REQUEST: Everything from the first line of the data below through the line that contains "25.9, 23.4, 20.5, 16.6, 12.8, 8.6, 4.8, 0.0]" should be written out exactly, please, and nothing more; the pictures stay out.

DATASET SECTION:
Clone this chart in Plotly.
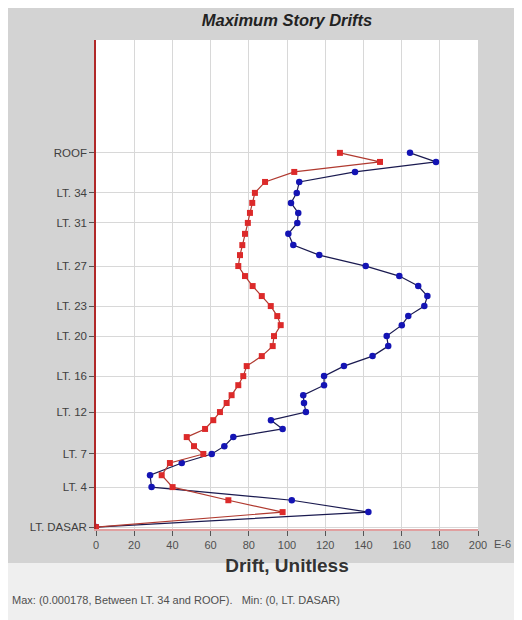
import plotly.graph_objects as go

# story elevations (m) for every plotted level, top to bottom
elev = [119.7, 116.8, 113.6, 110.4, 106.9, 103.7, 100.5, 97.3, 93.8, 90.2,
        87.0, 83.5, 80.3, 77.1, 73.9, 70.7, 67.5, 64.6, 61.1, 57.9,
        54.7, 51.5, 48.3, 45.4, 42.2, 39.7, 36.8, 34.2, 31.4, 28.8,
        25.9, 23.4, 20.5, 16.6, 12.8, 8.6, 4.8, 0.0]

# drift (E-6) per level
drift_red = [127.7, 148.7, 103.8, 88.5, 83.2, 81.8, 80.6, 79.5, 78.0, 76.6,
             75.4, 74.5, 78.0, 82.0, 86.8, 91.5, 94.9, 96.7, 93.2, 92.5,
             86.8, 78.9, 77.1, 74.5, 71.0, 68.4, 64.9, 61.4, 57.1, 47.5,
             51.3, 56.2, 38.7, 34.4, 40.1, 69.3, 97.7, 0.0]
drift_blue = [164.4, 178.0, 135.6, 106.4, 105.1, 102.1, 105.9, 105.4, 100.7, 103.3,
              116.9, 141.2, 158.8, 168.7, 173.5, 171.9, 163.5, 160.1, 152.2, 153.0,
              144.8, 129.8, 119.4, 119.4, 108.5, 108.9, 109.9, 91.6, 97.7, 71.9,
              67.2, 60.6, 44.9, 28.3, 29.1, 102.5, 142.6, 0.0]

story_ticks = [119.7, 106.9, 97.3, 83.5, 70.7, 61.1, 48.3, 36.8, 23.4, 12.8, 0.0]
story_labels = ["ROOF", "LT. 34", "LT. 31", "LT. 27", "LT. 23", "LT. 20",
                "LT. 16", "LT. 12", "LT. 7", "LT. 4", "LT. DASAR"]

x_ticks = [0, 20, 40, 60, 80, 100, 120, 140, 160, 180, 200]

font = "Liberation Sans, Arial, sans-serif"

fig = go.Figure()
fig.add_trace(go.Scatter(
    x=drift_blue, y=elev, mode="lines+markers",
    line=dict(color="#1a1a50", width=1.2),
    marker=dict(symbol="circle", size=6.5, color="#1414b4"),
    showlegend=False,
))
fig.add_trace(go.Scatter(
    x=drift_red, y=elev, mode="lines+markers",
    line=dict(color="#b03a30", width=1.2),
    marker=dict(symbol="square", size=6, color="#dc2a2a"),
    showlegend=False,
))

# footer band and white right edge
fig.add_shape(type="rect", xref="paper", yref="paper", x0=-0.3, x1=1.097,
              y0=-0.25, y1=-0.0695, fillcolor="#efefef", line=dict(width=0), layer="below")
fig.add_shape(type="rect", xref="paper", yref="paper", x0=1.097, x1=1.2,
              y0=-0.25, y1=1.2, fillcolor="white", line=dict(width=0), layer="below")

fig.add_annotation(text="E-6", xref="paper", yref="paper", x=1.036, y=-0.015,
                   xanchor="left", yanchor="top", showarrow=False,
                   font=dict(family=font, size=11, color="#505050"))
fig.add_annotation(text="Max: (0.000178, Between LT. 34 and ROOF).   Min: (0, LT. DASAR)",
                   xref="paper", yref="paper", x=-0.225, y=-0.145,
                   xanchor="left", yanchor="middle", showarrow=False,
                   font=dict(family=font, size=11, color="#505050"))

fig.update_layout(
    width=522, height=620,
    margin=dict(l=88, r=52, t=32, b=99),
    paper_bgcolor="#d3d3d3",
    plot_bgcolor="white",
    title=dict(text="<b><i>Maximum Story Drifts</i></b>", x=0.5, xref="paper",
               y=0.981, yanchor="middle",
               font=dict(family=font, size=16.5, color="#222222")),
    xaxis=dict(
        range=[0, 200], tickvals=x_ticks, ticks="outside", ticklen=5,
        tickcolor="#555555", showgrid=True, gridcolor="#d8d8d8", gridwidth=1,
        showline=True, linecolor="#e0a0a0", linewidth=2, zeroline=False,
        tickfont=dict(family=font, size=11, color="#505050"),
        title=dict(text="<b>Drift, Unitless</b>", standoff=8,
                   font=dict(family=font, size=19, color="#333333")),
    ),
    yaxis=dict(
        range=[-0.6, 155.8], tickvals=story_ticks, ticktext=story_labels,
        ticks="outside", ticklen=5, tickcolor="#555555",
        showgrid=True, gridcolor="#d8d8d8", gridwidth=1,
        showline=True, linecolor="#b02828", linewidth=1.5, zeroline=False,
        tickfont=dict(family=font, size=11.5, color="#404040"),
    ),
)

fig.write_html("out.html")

SOLVED EXERCISE:
Clone this chart in Plotly.
import plotly.graph_objects as go

# story elevations (m) for every plotted level, top to bottom
elev = [119.7, 116.8, 113.6, 110.4, 106.9, 103.7, 100.5, 97.3, 93.8, 90.2,
        87.0, 83.5, 80.3, 77.1, 73.9, 70.7, 67.5, 64.6, 61.1, 57.9,
        54.7, 51.5, 48.3, 45.4, 42.2, 39.7, 36.8, 34.2, 31.4, 28.8,
        25.9, 23.4, 20.5, 16.6, 12.8, 8.6, 4.8, 0.0]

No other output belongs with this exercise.